L'ère de la toute-puissance

           L'impossible nous contraint à nous faire une raison : « devenir raisonnable », voilà la planche de salut face aux frustrations. Mais que vaut un tel idéal aujourd'hui ? Notre époque n'est-elle pas marquée au fer rouge par la croyance selon laquelle « tout est possible » ? S'il n'y a pas d'impossible de principe, si , en droit, tout est possible avec le temps, alors être raisonnable devient une frilosité, une faiblesse. L'exaltation du rêve, le frisson de la transgression, l'énergie de l'espoir, la volonté de déplacer des montagnes, ne sont-ils pas préférables à l'ennuyeuse et antique maîtrise de soi ? Etrange renversement dialectique contemporain où Calliclès supplante Socrate. L'immortalité, la jeunesse éternelle, le décuplement de nos pouvoirs ne sont plus des chimères puériles mais des possibilités ouvertes par le développement de la génétique et des nouvelles technologies.Que vaut l'ataraxie stoïcienne ou l'aponie épicurienne face à ces promesses de puissance ? Il est facile de se figer dans la posture du philosophe moraliste déplorant le déchaînement de puissances aveugles et incontrôlables. Combien de temps les barrages éthiques pourront-ils encore retenir les torrents de la toute-puissance ? On voit les fissures s'élargir, certaines digues cèdent déjà, le déferlement est imminent. La peur de se noyer s'étiole devant la fascination de la force à portée de main. Si l'immortalité et la jeunesse éternelle sont impossibles, il est légitime de vouloir maîtriser ces désirs pour éviter la nécessaire frustration qui en découlerait, mais que faire si les frontières de l'impossible s'estompent ? Que répondre à celui qui pourrait vaincre la mort, la vieillesse et la maladie ? « Non merci. Laisse moi le droit de mourir vieux, souffrant et malade ! ». Certes, on peut le dire, mais peut-on sérieusement le penser.

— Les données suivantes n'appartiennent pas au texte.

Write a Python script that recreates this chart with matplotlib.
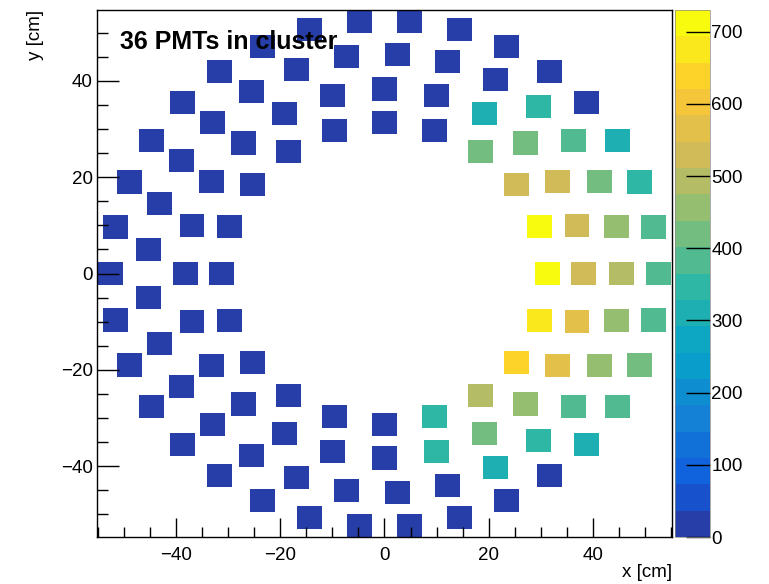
import numpy as np
import matplotlib
matplotlib.use("Agg")
import matplotlib.pyplot as plt
from matplotlib.colors import LinearSegmentedColormap, ListedColormap, BoundaryNorm
from matplotlib.patches import Rectangle
from matplotlib.collections import PatchCollection

plt.rcParams['font.family'] = ['Liberation Sans', 'DejaVu Sans']

# PMT rings (radius in cm, number of PMTs per ring)
ring_radius = [31.3, 38.3, 45.6, 52.6]
ring_count = [20, 24, 29, 34]
pmt_size = 4.8

# PMTs in the cluster: ring number, position in ring, charge
hit_ring = [0, 0, 0, 0, 0, 0, 0, 0,
            1, 1, 1, 1, 1, 1, 1, 1, 1, 1,
            2, 2, 2, 2, 2, 2, 2, 2, 2, 2,
            3, 3, 3, 3, 3, 3, 3, 3]
hit_index = [0, 1, 2, 3, 16, 17, 18, 19,
             0, 1, 2, 3, 4, 19, 20, 21, 22, 23,
             0, 1, 2, 3, 4, 24, 25, 26, 27, 28,
             0, 1, 2, 3, 30, 31, 32, 33]
hit_value = [715, 730, 529, 420, 347, 493, 639, 675,
             529, 529, 529, 420, 310, 347, 420, 456, 566, 566,
             493, 456, 420, 383, 347, 310, 347, 383, 456, 456,
             383, 383, 347, 310, 310, 383, 420, 383]

z_max = 730
n_levels = 20

# ROOT kBird palette
stops = [0.0, 0.125, 0.25, 0.375, 0.5, 0.625, 0.75, 0.875, 1.0]
red = [0.2082, 0.0592, 0.0780, 0.0232, 0.1802, 0.5301, 0.8186, 0.9956, 0.9764]
green = [0.1664, 0.3599, 0.5041, 0.6419, 0.7178, 0.7492, 0.7328, 0.7862, 0.9832]
blue = [0.5293, 0.8684, 0.8385, 0.7914, 0.6425, 0.4662, 0.3499, 0.1968, 0.0539]
bird = LinearSegmentedColormap.from_list(
    "bird", [(s, (r, g, b)) for s, r, g, b in zip(stops, red, green, blue)], N=255)
level_cols = [bird(int((i + 0.99) * 255 / n_levels) / 254) for i in range(n_levels)]
cmap = ListedColormap(level_cols)
norm = BoundaryNorm(np.linspace(0, z_max, n_levels + 1), n_levels)

# build PMT positions and charges
xs, ys, vals = [], [], []
for r, (rad, n) in enumerate(zip(ring_radius, ring_count)):
    for k in range(n):
        phi = 2 * np.pi * k / n
        xs.append(rad * np.cos(phi))
        ys.append(rad * np.sin(phi))
        v = 0
        for hr, hi, hv in zip(hit_ring, hit_index, hit_value):
            if hr == r and hi == k:
                v = hv
        vals.append(v)

fig = plt.figure(figsize=(7.69, 5.84), dpi=100)
ax = fig.add_axes([97 / 769, 1 - 537 / 584, 575 / 769, 527 / 584])

boxes = [Rectangle((x - pmt_size / 2, y - pmt_size / 2), pmt_size, pmt_size) for x, y in zip(xs, ys)]
pc = PatchCollection(boxes, cmap=cmap, norm=norm, edgecolor='none')
pc.set_array(np.array(vals))
ax.add_collection(pc)

ax.set_xlim(-55.25, 55.25)
ax.set_ylim(-54.7, 54.7)
ax.set_xticks([-40, -20, 0, 20, 40])
ax.set_yticks([-40, -20, 0, 20, 40])
ax.set_xticks(np.arange(-55, 56, 5), minor=True)
ax.set_yticks(np.arange(-50, 55, 5), minor=True)
ax.tick_params(which='both', direction='in', top=False, right=False, labelsize=13.5, width=1)
ax.tick_params(axis='x', which='major', length=14, pad=7)
ax.tick_params(axis='x', which='minor', length=7)
ax.tick_params(axis='y', which='major', length=16, pad=3)
ax.tick_params(axis='y', which='minor', length=8)
for sp in ax.spines.values():
    sp.set_linewidth(1)

ax.set_xlabel('x [cm]', fontsize=13.5, loc='right')
ax.xaxis.set_label_coords(1.0, -0.052)
ax.set_ylabel('y [cm]', fontsize=13.5, loc='top')
ax.yaxis.set_label_coords(-0.092, 1.0)

ax.text(0.04, 0.926, '36 PMTs in cluster', transform=ax.transAxes,
        fontsize=18, fontweight='bold', va='baseline', ha='left')

cax = fig.add_axes([675 / 769, 1 - 537 / 584, 35 / 769, 527 / 584])
cb = fig.colorbar(pc, cax=cax, ticks=range(0, 701, 100))
cb.outline.set_linewidth(0.5)
cb.outline.set_edgecolor('#888888')
cax.tick_params(direction='in', length=17, width=1, pad=1, labelsize=13.5)
cax.minorticks_off()

fig.savefig('out.png', dpi=100)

           L'ère de la toute-puissance ébranlera les socles traditionnels de notre existence. Que vaudra, par exemple, la vie éternelle promise par les religions ? Si l'immortalité n'est plus une affaire de foi mais de science, si elle n'est plus une promesse dans l'au-delà mais une réalité ici-bas, nul doute que la religion reculera ou se métamorphosera. Faut-il se soumettre à un dieu transcendant et tout-puissant ou bien faut-il soi-même devenir un dieu ? Orgueil humain démesuré...peut-être...mais ne vit-on pas à l'ère de la démesure ? Si tout est possible, nos seules limites deviennent celles de notre imagination. Ce qui est possible aujourd'hui dépasse déjà l'imagination commune, les rêves démesurés de nos contemporains constitueront la réalité de demain. Effrayant ? Déroutant ? Assurément...mais est-il possible de revenir en arrière ? Difficile. Ne sommes-nous pas toujours « les fils de notre temps » ? Or de quoi rêvons-nous ? Les films de science-fiction, les séries d'anticipation (westworld, black mirror etc), les mangas sont souvent considérés comme des divertissements où nous rêvons de toute-puissance pour échapper à notre condition limitée de simple mortel. Et si ces œuvres constituaient en fait l'annonce de la nouvelle ère à venir ? La télépathie, la régénération, les mutants, l'intelligence artificielle : ces thèmes traditionnels de la science-fiction ne sont plus des fictions. Aujourd'hui, le virtuel devient réel. L'ère de la toute-puissance ouvre donc de nouvelles perspectives et de nouvelles interrogations. Le philosophe n'a pas le choix de ses questions, elles s'imposent à lui. Il ne s'agit pas de porter un jugement de valeur, la condamnation ou la louange seraient toutes deux naïves, nous devons comprendre le torrent dans lequel nous sommes embarqués, qu'on le veuille ou non.